Tytuł wpisu w pamiętniku odchudzania:
Żeby wstydu nie było...


Wczoraj wieczorem przez krótka chwilę biłam się z myslami: wejść na rower, czy nie?Nie chciało mi się, nęciła chęć poleżenia na kanapie. Napisałam jednak,że spalę 500kalorii. Pomyslałam,że skoro tak napisałam, to wstydem bedzie oszukiwać i Vitalijki i siebie. Najtrudniejsze było wskoczenie na siodełko, potem już jechałam z górki;)

W nagrodę waga dzis pokazała malutki spadeczek.

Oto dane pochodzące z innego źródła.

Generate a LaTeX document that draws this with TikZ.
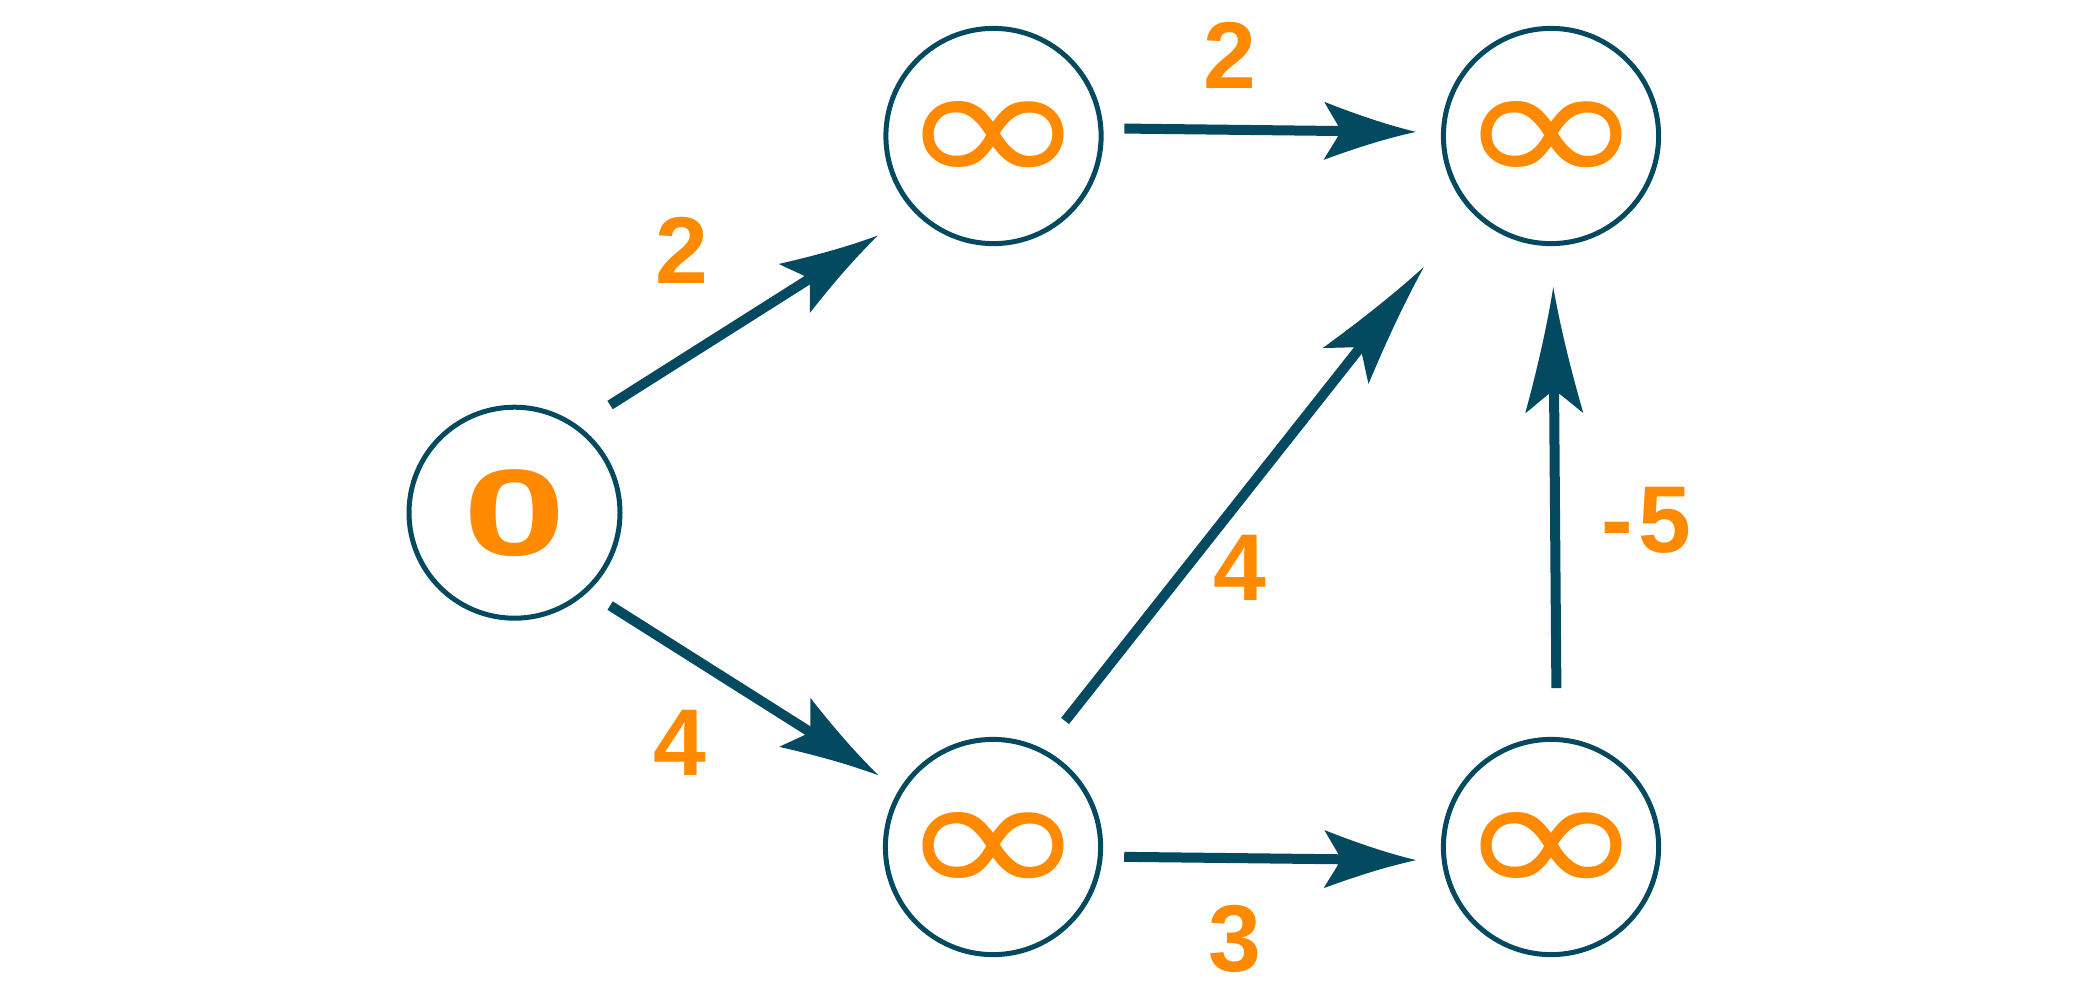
\documentclass[tikz,border=0pt]{standalone}
\usepackage{fontspec}
\setmainfont{Liberation Sans}
\newfontfamily\symfont{DejaVu Sans}
\usepackage{graphicx}
\usetikzlibrary{arrows.meta}
\definecolor{navy}{HTML}{034A60}
\definecolor{amber}{HTML}{FF8A00}
% arrow head with swept flanks and barbs
\pgfdeclarearrow{
  name=Dart,
  parameters={\the\pgfarrowlength,\the\pgfarrowwidth},
  setup code={
    \pgfarrowssettipend{0pt}
    \pgfarrowssetbackend{-\pgfarrowlength}
    \pgfarrowssetlineend{-0.78\pgfarrowlength}
    \pgfarrowsupperhullpoint{-\pgfarrowlength}{0.5\pgfarrowwidth}
    \pgfarrowshullpoint{0pt}{0pt}
    \pgfarrowssavethe\pgfarrowlength
    \pgfarrowssavethe\pgfarrowwidth
  },
  drawing code={
    \pgfpathmoveto{\pgfqpoint{0pt}{0pt}}
    \pgfpathcurveto{\pgfqpoint{-0.33\pgfarrowlength}{0.12\pgfarrowwidth}}
      {\pgfqpoint{-0.67\pgfarrowlength}{0.3\pgfarrowwidth}}
      {\pgfqpoint{-\pgfarrowlength}{0.5\pgfarrowwidth}}
    \pgfpathcurveto{\pgfqpoint{-0.93\pgfarrowlength}{0.3\pgfarrowwidth}}
      {\pgfqpoint{-0.85\pgfarrowlength}{0.12\pgfarrowwidth}}
      {\pgfqpoint{-0.82\pgfarrowlength}{0pt}}
    \pgfpathcurveto{\pgfqpoint{-0.85\pgfarrowlength}{-0.12\pgfarrowwidth}}
      {\pgfqpoint{-0.93\pgfarrowlength}{-0.3\pgfarrowwidth}}
      {\pgfqpoint{-\pgfarrowlength}{-0.5\pgfarrowwidth}}
    \pgfpathcurveto{\pgfqpoint{-0.67\pgfarrowlength}{-0.3\pgfarrowwidth}}
      {\pgfqpoint{-0.33\pgfarrowlength}{-0.12\pgfarrowwidth}}
      {\pgfqpoint{0pt}{0pt}}
    \pgfpathclose
    \pgfusepathqfill
  },
  defaults={length=8mm,width=5mm}
}
\tikzset{
  vertex/.style={circle,draw=navy,line width=0.5mm,minimum size=21.1mm,inner sep=0pt,
    text=amber,font=\bfseries\fontsize{35pt}{35pt}\selectfont},
  wlabel/.style={text=amber,inner sep=0pt,font=\bfseries\fontsize{27pt}{27pt}\selectfont},
  hop/.style={navy,line width=1mm,-{Dart[length=#1,width=5.8mm]}},
}
\newcommand\infsym{\raisebox{0pt}[10.2mm][0pt]{\resizebox{19mm}{8.6mm}{\symfont\mdseries ∞}}}

\begin{document}
\begin{tikzpicture}[x=0.1mm,y=-0.1mm]
  \useasboundingbox (0,0) rectangle (2100,986);
  % vertices
  \node[vertex] (s) at (514.5,512.7) {\scalebox{1.5}[1]{0}};
  \node[vertex] (a) at (993.5,136) {\infsym};
  \node[vertex] (b) at (1551,136) {\infsym};
  \node[vertex] (c) at (993,847) {\infsym};
  \node[vertex] (d) at (1551,847) {\infsym};
  % edges
  \draw[hop=9.9mm,shorten <=3.8mm,shorten >=4.3mm] (s.54) -- (a.224);
  \draw[hop=9.9mm,shorten <=2.6mm,shorten >=2.5mm] (s.-47.2) -- (c.148.5);
  \draw[hop=9.2mm,shorten <=2.1mm,shorten >=2.5mm] (a.4) -- (b.178.6);
  \draw[hop=9.2mm,shorten <=2.15mm,shorten >=2.56mm] (c.-5.5) -- (d.187.8);
  \draw[hop=12.6mm,shorten <=3.56mm,shorten >=7.3mm] (c.63.5) -- (b.222.9);
  \draw[hop=12.6mm,shorten <=4.9mm,shorten >=4.1mm] (d.87.7) -- (b.-89.5);
  % weights
  \node[wlabel] (w1) at (682,250.5) {2};
  \node[wlabel] (w2) at (1230,55.5) {2};
  \node[wlabel] (w3) at (680,742.5) {4};
  \node[wlabel] (w4) at (1240,567.5) {4};
  \node[wlabel] (w5) at (1646.5,520.5) {-\kern0.6mm5};
  \node[wlabel] (w6) at (1235,938.5) {3};
\end{tikzpicture}
\end{document}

Jeszcze przez kilkadziesiat minut Walentynki. Niby nie obchodzę tego święta, ale jednak miło przyjmować upominki i kartki;)Na swojego Walentego przyjdzie mi poczekac 2 tyg.Za to nadrobimy to  z    nawiązką;)                                                                                                                                             A teraz krótki rachunek sumienia z dzisiejszego menu:mix otrąb(gryczane, owsiane, pszenne, zytnie), płatków owsianych, siemienia lnianego, żurawiny i rodzynek (dziś zalałam wszystko goracym mlekiem, zwykle zalewam wrzatkiem, a potem dodaję 2-3 łyzki jogurtu greckiego), 2 małe pomarańcze, jabłko, 50g orzechów laskowych, żurawiny i migdalów, 3 małe kromki razowca z ziarnami, parówka, 3 jajka na twardo, 1 krówka, 1 mały wafelek w czekoladzie. Tyle wszystkiego. Oczywiscie pamietałam o płynach.